Ich könnte vielleicht, habe aber zu wenig Erfahrung damit dass der Tipp irgendwie fundiert wäre. Das überlasse ich lieber Usern die da mehr Praxiserfahrung haben oder die Modelle kennen.
Was vielleicht noch hilfreich wäre wäre, wie die Raummaße in etwa aussehen und wie die Position des Beamers genau ist so dass man sehen/errechnen kann wie groß der Winkel der Projektion ausfallen wird. Weil wenn der zu groß wird funktioniert es mit keinem Beamer wirklich gut (je kleiner der Winkel desto einfacher korrigierbar).


----------



## Grotix (22. Juli 2020)

Der raum ist ca 4x4m. Den beamer würde ich mittig vom raum aufhängen ca


----------



## Cinnayum (23. Juli 2020)

Ich denke, es ist deutlich einfacher, den Strom so zu verlängern, dass du senkrecht projizieren kannst, als das Bild mit optischen Kniffen "zu retten".
Selbst wenn die Dose in der Raummitte ist, kannst du mit Nagelklemmen oder einem Kabelkanal die Stromzufuhr etwas seitlich verlagern, ohne dass es "schlimm" aussieht.

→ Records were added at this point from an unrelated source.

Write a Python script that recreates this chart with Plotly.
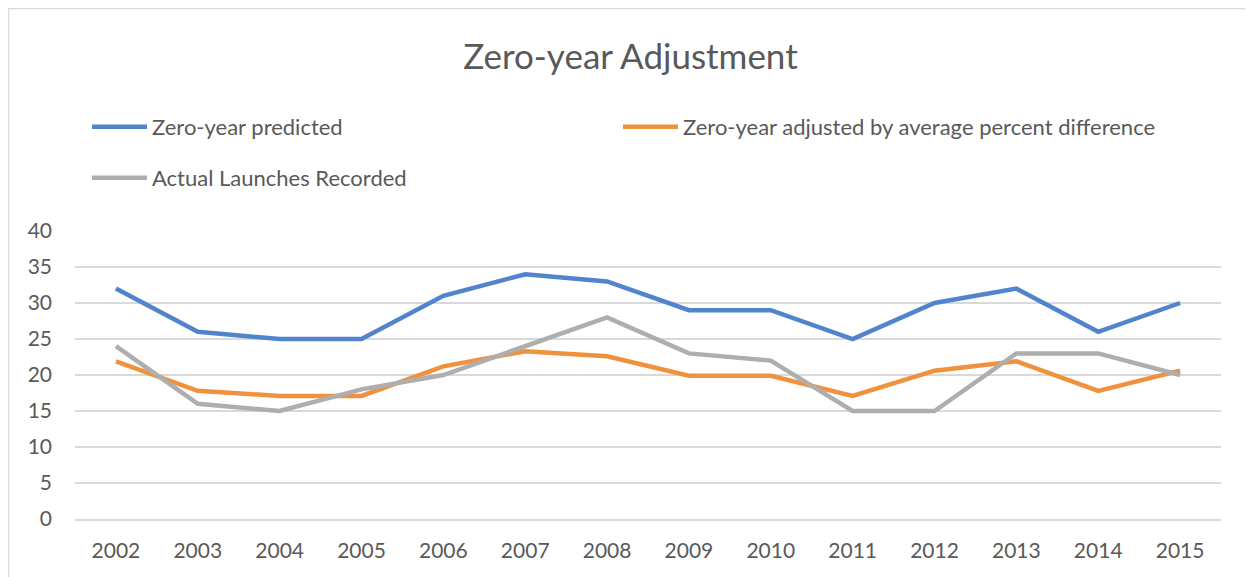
import plotly.graph_objects as go

years = ["2002", "2003", "2004", "2005", "2006", "2007", "2008", "2009",
         "2010", "2011", "2012", "2013", "2014", "2015"]
predicted = [32, 26, 25, 25, 31, 34, 33, 29, 29, 25, 30, 32, 26, 30]
adjusted = [21.9, 17.8, 17.1, 17.1, 21.2, 23.3, 22.6, 19.9, 19.9, 17.1, 20.6, 21.9, 17.8, 20.6]
actual = [24, 16, 15, 18, 20, 24, 28, 23, 22, 15, 15, 23, 23, 20]

FONT = "Lato"
TXT = "#595959"

# page body has an 8px margin, so the figure is 8px smaller than the window
W, H = 1245, 569
L, R, T, B = 67, 32, 223, 58
PW, PH = W - L - R, H - T - B

fig = go.Figure()
fig.add_trace(go.Scatter(x=years, y=predicted, mode="lines", name="Zero-year predicted",
                         line=dict(color="#5284ce", width=4.5), legend="legend"))
fig.add_trace(go.Scatter(x=years, y=adjusted, mode="lines",
                         name="Zero-year adjusted by average percent difference",
                         line=dict(color="#f0913d", width=4.5), legend="legend3"))
fig.add_trace(go.Scatter(x=years, y=actual, mode="lines", name="Actual Launches Recorded",
                         line=dict(color="#aeaeae", width=4.5), legend="legend2"))

leg_common = dict(orientation="h", xanchor="left", yanchor="middle", itemwidth=55,
                  font=dict(size=22, color=TXT, family=FONT), bgcolor="rgba(0,0,0,0)")

fig.update_layout(
    width=W, height=H,
    margin=dict(l=L, r=R, t=T, b=B, autoexpand=False),
    paper_bgcolor="white", plot_bgcolor="white",
    font=dict(family=FONT, color=TXT, size=20),
    title=dict(text="Zero-year Adjustment", x=0.5, xanchor="center", y=1 - 49 / H, yanchor="middle",
               font=dict(size=35, color=TXT, family=FONT)),
    showlegend=True,
    legend=dict(x=12 / PW, y=(PH - 119 + T) / PH, **leg_common),
    legend3=dict(x=543 / PW, y=(PH - 119 + T) / PH, **leg_common),
    legend2=dict(x=12 / PW, y=(PH - 170 + T) / PH, **leg_common),
    xaxis=dict(type="category", range=[-0.5, 13.5], showgrid=False, showline=True,
               linecolor="#d9d9d9", linewidth=1.5, ticks="", tickfont=dict(size=21, color=TXT),
               ticklabelstandoff=12),
    yaxis=dict(range=[0, 40], dtick=5, showgrid=True, gridcolor="#d9d9d9", gridwidth=1.5,
               zeroline=False, showline=False, ticks="", tickfont=dict(size=21, color=TXT),
               ticklabelstandoff=22),
    shapes=[dict(type="rect", xref="paper", yref="paper",
                 x0=(0.5 - L) / PW, x1=(W + 20 - L) / PW,
                 y0=(PH + T - H - 20) / PH, y1=(PH + T - 0.5) / PH,
                 line=dict(color="#d9d9d9", width=1.5), fillcolor="rgba(0,0,0,0)", layer="below")],
)

fig.write_html("out.html")
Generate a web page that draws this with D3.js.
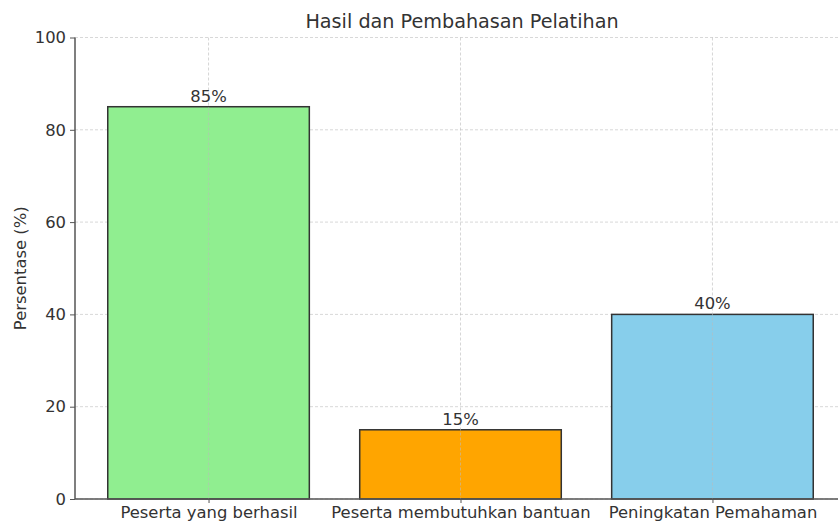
<!DOCTYPE html>
<html>
<head>
<meta charset="utf-8">
<script src="https://cdn.jsdelivr.net/npm/d3@7"></script>
<style>
  body { margin: 0; background: #fff; }
  svg { display: block; font-family: "DejaVu Sans", sans-serif; }
</style>
</head>
<body>
<svg width="838" height="522"></svg>
<script>
// Data
const categories = ["Peserta yang berhasil", "Peserta membutuhkan bantuan", "Peningkatan Pemahaman"];
const values = [85, 15, 40];
const barColors = ["#90ee90", "#ffa500", "#87ceeb"];
const yTicks = [0, 20, 40, 60, 80, 100];

const svg = d3.select("svg");
const textColor = "#333";
const fontSize = "16.4px";

// Plot area
const plotLeft = 75, plotRight = 846, plotTop = 37.5, plotBottom = 499;

const x = d3.scaleLinear()
    .domain([-0.53, categories.length - 0.47])
    .range([plotLeft, plotRight]);

const y = d3.scaleLinear()
    .domain([0, 100])
    .range([plotBottom, plotTop]);

const barWidth = 0.8;

// ======= GRID (horizontal, behind bars) =======
svg.append("g").selectAll("line")
    .data(yTicks)
    .enter()
    .append("line")
    .attr("x1", plotLeft)
    .attr("x2", 838)
    .attr("y1", d => y(d))
    .attr("y2", d => y(d))
    .attr("stroke", "#d8d8d8")
    .attr("stroke-width", 1)
    .attr("stroke-dasharray", "3,2");

// ======= BARS =======
svg.append("g").selectAll("rect")
    .data(values)
    .enter()
    .append("rect")
    .attr("x", (d, i) => x(i - barWidth / 2))
    .attr("y", d => y(d))
    .attr("width", x(barWidth) - x(0))
    .attr("height", d => y(0) - y(d))
    .attr("fill", (d, i) => barColors[i])
    .attr("stroke", "#333")
    .attr("stroke-width", 1.5);

// vertical grid drawn over bars like the reference
svg.append("g").selectAll("line")
    .data(categories)
    .enter()
    .append("line")
    .attr("x1", (d, i) => x(i))
    .attr("x2", (d, i) => x(i))
    .attr("y1", plotTop)
    .attr("y2", plotBottom)
    .attr("stroke", "#bbb")
    .attr("stroke-opacity", 0.6)
    .attr("stroke-width", 1)
    .attr("stroke-dasharray", "3,2");

// Value labels
svg.append("g").selectAll("text")
    .data(values)
    .enter()
    .append("text")
    .attr("x", (d, i) => x(i))
    .attr("y", d => y(d) - 5)
    .attr("text-anchor", "middle")
    .attr("font-size", fontSize)
    .attr("fill", textColor)
    .text(d => `${d}%`);

// ======= AXES =======
const yAxis = svg.append("g")
    .attr("transform", `translate(${plotLeft},0)`)
    .call(d3.axisLeft(y).tickValues(yTicks).tickSize(5).tickPadding(4));

const xAxis = svg.append("g")
    .attr("transform", `translate(0,${plotBottom})`)
    .call(d3.axisBottom(x)
        .tickValues(d3.range(categories.length))
        .tickFormat(i => categories[i])
        .tickSize(4)
        .tickPadding(3));

[xAxis, yAxis].forEach(g => {
    g.select(".domain").attr("stroke", "#555").attr("stroke-width", 1.5);
    g.selectAll(".tick line").attr("stroke", "#555");
    g.selectAll(".tick text")
        .attr("font-size", fontSize)
        .attr("font-family", "DejaVu Sans, sans-serif")
        .attr("fill", textColor);
});

// drop the outer ticks on the domain path ends
yAxis.select(".domain").attr("d", `M0,${plotBottom}V${plotTop}`);
xAxis.select(".domain").attr("d", `M${plotLeft},0H838`);

// Title
svg.append("text")
    .attr("x", (plotLeft + 849) / 2)
    .attr("y", 28)
    .attr("text-anchor", "middle")
    .attr("font-size", "19.2px")
    .attr("fill", textColor)
    .text("Hasil dan Pembahasan Pelatihan");

// Y label
svg.append("text")
    .attr("transform", `translate(26,${(plotTop + plotBottom) / 2}) rotate(-90)`)
    .attr("text-anchor", "middle")
    .attr("font-size", fontSize)
    .attr("fill", textColor)
    .text("Persentase (%)");
</script>
</body>
</html>
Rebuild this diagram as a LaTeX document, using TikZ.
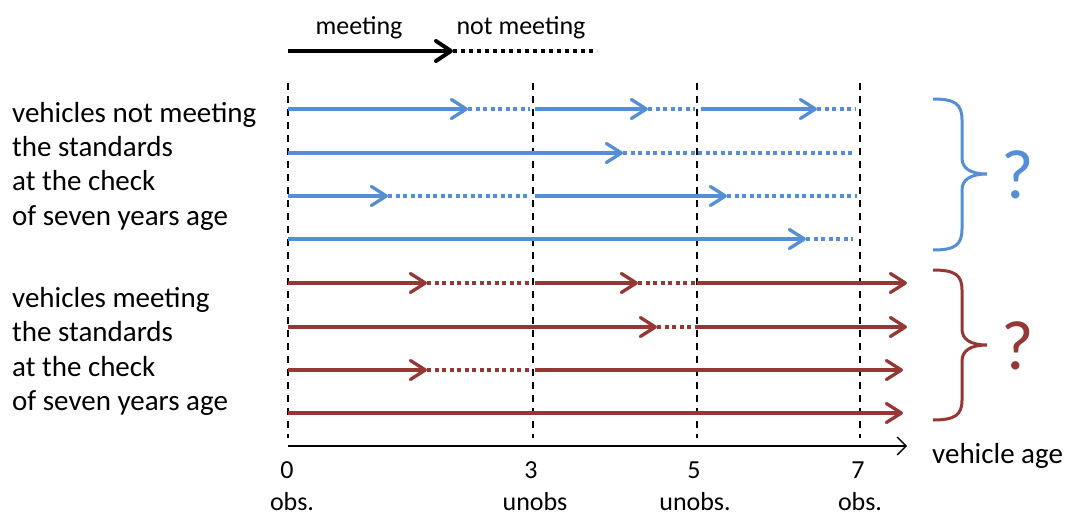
\documentclass[tikz,border=0pt]{standalone}
\usepackage{fontspec}
\setmainfont{Carlito}
\usetikzlibrary{arrows.meta}
\definecolor{okblue}{RGB}{85,142,213}
\definecolor{okred}{RGB}{149,55,53}

\begin{document}
\begin{tikzpicture}[x=1pt,y=-1pt,
  track/.style={line width=3.3pt},
  passed/.style={track,-{Straight Barb[length=15pt,width=19pt,round]}},
  failed/.style={track,dash pattern=on 4pt off 3.5pt},
  ageline/.style={line width=1.5pt,dash pattern=on 7pt off 6pt},
  rowlabel/.style={font=\fontsize{29}{34}\selectfont,anchor=base west,inner sep=0pt},
  smalllabel/.style={font=\fontsize{26}{30}\selectfont,anchor=base,inner sep=0pt},
  qmark/.style={font=\fontsize{70}{80}\selectfont,anchor=base,inner sep=0pt},
  bracestroke/.style={line width=3pt}]
\useasboundingbox (0,0) rectangle (1067,516);

% legend
\node[smalllabel] (lgmeet) at (359,35) {meeting};
\node[smalllabel] (lgnot) at (521,35) {not meeting};
\coordinate (lga) at (288,51);
\coordinate (lgb) at (453,51);
\coordinate (lgc) at (597,51);
\draw[line width=4pt,-{Straight Barb[length=15pt,width=20pt,round]}] (lga) -- (lgb);
\draw[line width=4pt,dash pattern=on 4pt off 4pt] (lgb) -- (lgc);

% inspection ages
\foreach \x/\n in {288/a0,533/a3,697/a5,860/a7}{
  \coordinate (\n top) at (\x,83);
  \coordinate (\n bot) at (\x,438);
  \draw[ageline] (\n top) -- (\n bot);
}

% vehicles not meeting the standards at age 7
\begin{scope}[color=okblue]
\draw[passed] (288,109) -- (468,109);
\draw[failed] (468,109) -- (530,109);
\draw[passed] (535,109) -- (648,109);
\draw[failed] (648,109) -- (695,109);
\draw[passed] (701,109) -- (817,109);
\draw[failed] (817,109) -- (855,109);

\draw[passed] (288,153) -- (623,153);
\draw[failed] (623,153) -- (853,153);

\draw[passed] (288,196) -- (388,196);
\draw[failed] (388,196) -- (529,196);
\draw[passed] (535,196) -- (727,196);
\draw[failed] (727,196) -- (857,196);

\draw[passed] (288,239) -- (806,239);
\draw[failed] (806,239) -- (853,239);

\draw[bracestroke] (933,99) .. controls (955,99) and (962,104) .. (962,120)
  -- (962,158) .. controls (962,168) and (970,174) .. (987,174)
  .. controls (970,174) and (962,180) .. (962,190)
  -- (962,229) .. controls (962,245) and (955,250) .. (933,250);
\node[qmark] (qblue) at (1018,198) {?};
\end{scope}

% vehicles meeting the standards at age 7
\begin{scope}[color=okred]
\draw[passed] (288,283) -- (427,283);
\draw[failed] (427,283) -- (532,283);
\draw[passed] (535,283) -- (638,283);
\draw[failed] (638,283) -- (695,283);
\draw[passed] (697,283) -- (907,283);

\draw[passed] (288,327) -- (657,327);
\draw[failed] (657,327) -- (697,327);
\draw[passed] (697,327) -- (907,327);

\draw[passed] (288,370) -- (427,370);
\draw[failed] (427,370) -- (531,370);
\draw[passed] (535,370) -- (903,370);

\draw[passed] (288,413) -- (903,413);

\draw[bracestroke] (933,270) .. controls (955,270) and (962,275) .. (962,290)
  -- (962,329) .. controls (962,339) and (970,345) .. (987,345)
  .. controls (970,345) and (962,351) .. (962,361)
  -- (962,400) .. controls (962,415) and (955,420) .. (933,420);
\node[qmark] (qred) at (1018,369) {?};
\end{scope}

% row labels
\node[rowlabel] (nm1) at (12,122) {vehicles not meeting};
\node[rowlabel] (nm2) at (12,156) {the standards};
\node[rowlabel] (nm3) at (12,190) {at the check};
\node[rowlabel] (nm4) at (12,225) {of seven years age};
\node[rowlabel] (m1) at (12,307) {vehicles meeting};
\node[rowlabel] (m2) at (12,341) {the standards};
\node[rowlabel] (m3) at (12,376) {at the check};
\node[rowlabel] (m4) at (12,410) {of seven years age};

% age axis
\coordinate (axstart) at (288,446);
\coordinate (axend) at (907,446);
\draw[line width=1.3pt,-{Straight Barb[length=9pt,width=18pt]}] (axstart) -- (axend);
\node[rowlabel] (agelabel) at (932,463) {vehicle age};

\node[smalllabel] (t0) at (287,478) {0};
\node[smalllabel] (t3) at (531,478) {3};
\node[smalllabel] (t5) at (694,478) {5};
\node[smalllabel] (t7) at (858,478) {7};
\node[smalllabel] (s0) at (292,510) {obs.};
\node[smalllabel] (s3) at (535,510) {unobs};
\node[smalllabel] (s5) at (695,510) {unobs.};
\node[smalllabel] (s7) at (860,510) {obs.};
\end{tikzpicture}
\end{document}
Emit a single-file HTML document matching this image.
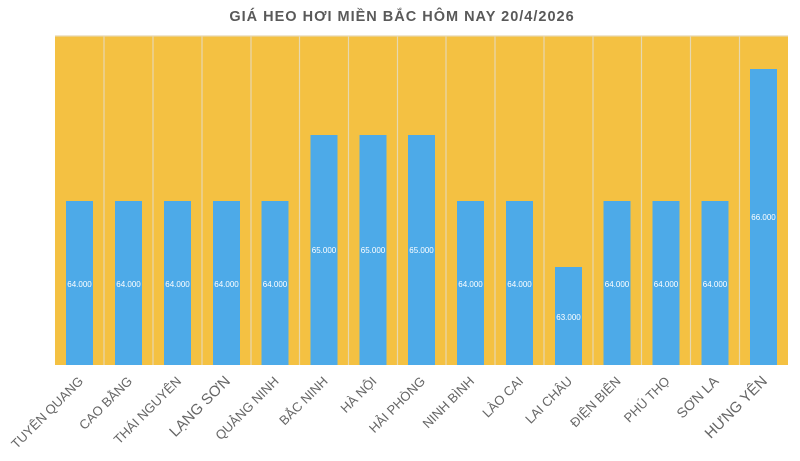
<!DOCTYPE html>
<html><head><meta charset="utf-8"><style>
html,body{margin:0;padding:0;background:#fff;}
svg{display:block;}
text{font-family:"Liberation Sans","DejaVu Sans",sans-serif;}
</style></head><body>
<svg width="800" height="461" viewBox="0 0 800 461" xmlns="http://www.w3.org/2000/svg">
<rect x="0" y="0" width="800" height="461" fill="#fff"/>
<text x="402" y="21" text-anchor="middle" font-size="14.5" font-weight="bold" fill="#595959" letter-spacing="1">GIÁ HEO HƠI MIỀN BẮC HÔM NAY 20/4/2026</text>
<rect x="55" y="36" width="733" height="329" fill="#F4C142"/>
<g stroke="#E6D8B0" stroke-width="1.2">
<line x1="104" y1="36" x2="104" y2="365"/><line x1="153" y1="36" x2="153" y2="365"/>
<line x1="202" y1="36" x2="202" y2="365"/><line x1="251" y1="36" x2="251" y2="365"/>
<line x1="299.5" y1="36" x2="299.5" y2="365"/><line x1="348.5" y1="36" x2="348.5" y2="365"/>
<line x1="397.5" y1="36" x2="397.5" y2="365"/><line x1="446" y1="36" x2="446" y2="365"/>
<line x1="495" y1="36" x2="495" y2="365"/><line x1="544" y1="36" x2="544" y2="365"/>
<line x1="593" y1="36" x2="593" y2="365"/><line x1="641.5" y1="36" x2="641.5" y2="365"/>
<line x1="690.5" y1="36" x2="690.5" y2="365"/><line x1="739.5" y1="36" x2="739.5" y2="365"/>
<line x1="55" y1="36" x2="788" y2="36"/>
</g>
<g fill="#4DAAE8">
<rect x="66" y="201" width="27" height="164"/>
<rect x="115" y="201" width="27" height="164"/>
<rect x="164" y="201" width="27" height="164"/>
<rect x="213" y="201" width="27" height="164"/>
<rect x="261.5" y="201" width="27" height="164"/>
<rect x="310.5" y="135" width="27" height="230"/>
<rect x="359.5" y="135" width="27" height="230"/>
<rect x="408" y="135" width="27" height="230"/>
<rect x="457" y="201" width="27" height="164"/>
<rect x="506" y="201" width="27" height="164"/>
<rect x="555" y="267" width="27" height="98"/>
<rect x="603.5" y="201" width="27" height="164"/>
<rect x="652.5" y="201" width="27" height="164"/>
<rect x="701.5" y="201" width="27" height="164"/>
<rect x="750" y="69" width="27" height="296"/>
</g>
<g fill="#fff" font-size="8" text-anchor="middle">
<text x="79.5" y="287">64.000</text><text x="128.5" y="287">64.000</text>
<text x="177.5" y="287">64.000</text><text x="226.5" y="287">64.000</text>
<text x="275" y="287">64.000</text><text x="324" y="253">65.000</text>
<text x="373" y="253">65.000</text><text x="421.5" y="253">65.000</text>
<text x="470.5" y="287">64.000</text><text x="519.5" y="287">64.000</text>
<text x="568.5" y="320">63.000</text><text x="617" y="287">64.000</text>
<text x="666" y="287">64.000</text><text x="715" y="287">64.000</text>
<text x="763.5" y="220">66.000</text>
</g>
<g fill="#666" font-size="13" text-anchor="end">
<text transform="translate(84,382) rotate(-45)">TUYÊN QUANG</text>
<text transform="translate(133,382) rotate(-45)">CAO BẰNG</text>
<text transform="translate(182,382) rotate(-45)">THÁI NGUYÊN</text>
<text transform="translate(231,382) rotate(-45)" font-size="15">LẠNG SƠN</text>
<text transform="translate(279.5,382) rotate(-45)">QUẢNG NINH</text>
<text transform="translate(328.5,382) rotate(-45)">BẮC NINH</text>
<text transform="translate(377.5,382) rotate(-45)">HÀ NỘI</text>
<text transform="translate(426,382) rotate(-45)">HẢI PHÒNG</text>
<text transform="translate(475,382) rotate(-45)">NINH BÌNH</text>
<text transform="translate(524,382) rotate(-45)">LÀO CAI</text>
<text transform="translate(573,382) rotate(-45)">LAI CHÂU</text>
<text transform="translate(621.5,382) rotate(-45)">ĐIỆN BIÊN</text>
<text transform="translate(670.5,382) rotate(-45)">PHÚ THỌ</text>
<text transform="translate(719.5,382) rotate(-45)" font-size="14">SƠN LA</text>
<text transform="translate(768,382) rotate(-45)" font-size="15">HƯNG YÊN</text>
</g>
</svg>
</body></html>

Schau dir einfach die Datenblätter von Modellen in deiner Preisklasse an. Da wird drinstehen, bis zu wieviel °Grad Bildfehler mit der Optik korrigiert werden können.
Ich bezweifle, dass es über 10° hinaus geht und bei dir sind wir irgendwo bei 25°+.
Und selbst, wenn es dir gelingt das Bild "rechteckig" zu ziehen: kaufst du dir damit den Umstand ein, dass das Bild an den Rändern zwangsweise unscharf wird. Man hat nur im Fokus (Bildmitte) das perfekte Bild und die Schärfe fällt nach außen hin cosinus-abhängig ab. Und der weicht mit größerem Winkel schneller (von 1) ab, als bei senkrechter Projektion, wo der Winkel klein bleibt.


----------



## Cruach (24. Juli 2020)

Die ganzen Korrekturmöglichkeiten bei einem Beamer sollten nur äußerst sparsam eingesetzt werden. Je mehr du davon nutzt desto schlechter wird das Bild. Nen schönen unscheinbaren Alu-Kabelkanal legen (der fällt dir nach ner Woche sowieso nicht mehr auf)  und den Beamer direkt auf die Projektionsfläche ausrichten. Nur so am Rande: Ich hatte im Wohnzimmer auch nen Beamer statt eines Fernsehers. Klar, das große Bild war schon der Hammer, aber das Betriebsgeräusch des Beamers auch (war ein Benq W1070). Wenn du an der Wand Platz für eine Leinwand hast dann sollte man dort auch nen Fernseher platzieren können?!


----------



## Grotix (27. Juli 2020)

Ja man könnte dort auch einen Fernseher hinstellen. Das wäre mir nach genauerem informieren auch lieber. Wir haben die Wohnung schon umgebaut und fragten uns damals schon ob wir dort noch Steckdosen platzieren sollten aber es deutlich mehraufwand gewesen wäre und wir gesagt haben wir wollen keinen Fernseher mehr im Schlafzimmer. Irgendwie will ich jezt doch wieder einen es ist einfach was anderes im Schlafzimmer zu fernsehen und dann einzuschlafen...
Nun müsste ich ein Verlängerungskabel durch den Raum legen und man könnte beim nächtlichen Klobesuch leicht stolpern... Weiß keine Ideale Lösung leider


----------



## Rudolf599 (28. Juli 2020)

Für die Verlängerung gibt es schöne Abdeckleisten bei Amazon. Habe solche Leisten selbst im Einsatz und es gibt keine Stolperfallen


----------



## Grotix (6. August 2020)

Ok dann suche ich nach so etwas... aber ist auch keine optimale Lösung. Sieht einfach kacke aus. Ärgerlich halt nach einem Umbau wenn man Verlängerungskabel legen muss


----------



## Gabbyjay (17. Oktober 2020)

Zieh das Kabel doch über die Decke.
Ansonsten: Beamer machen das bombastischste Bild, aber kosten auch immer Geld pro Einsatz (Lampenleistung) und sind nur sehr aufwändig ruhigzustellen, was auch wieder Platz kostet (je wirkungsvoller die Hushbox, desto grösser und schwerer).
Insofern für einen passenden Kinoraum für Filmerlebnisse optimal.
Für die Tagesschau im 4x4 Meter-Zimmer... da kannste die Vorteile nicht ausspielen, Deine Leinwand wäre ja laut Skizze auch nicht grösser als ein TV.


----------



## JackA (19. Oktober 2020)

Hier: https://www.amazon.de/dp/B081YRL7BB/


----------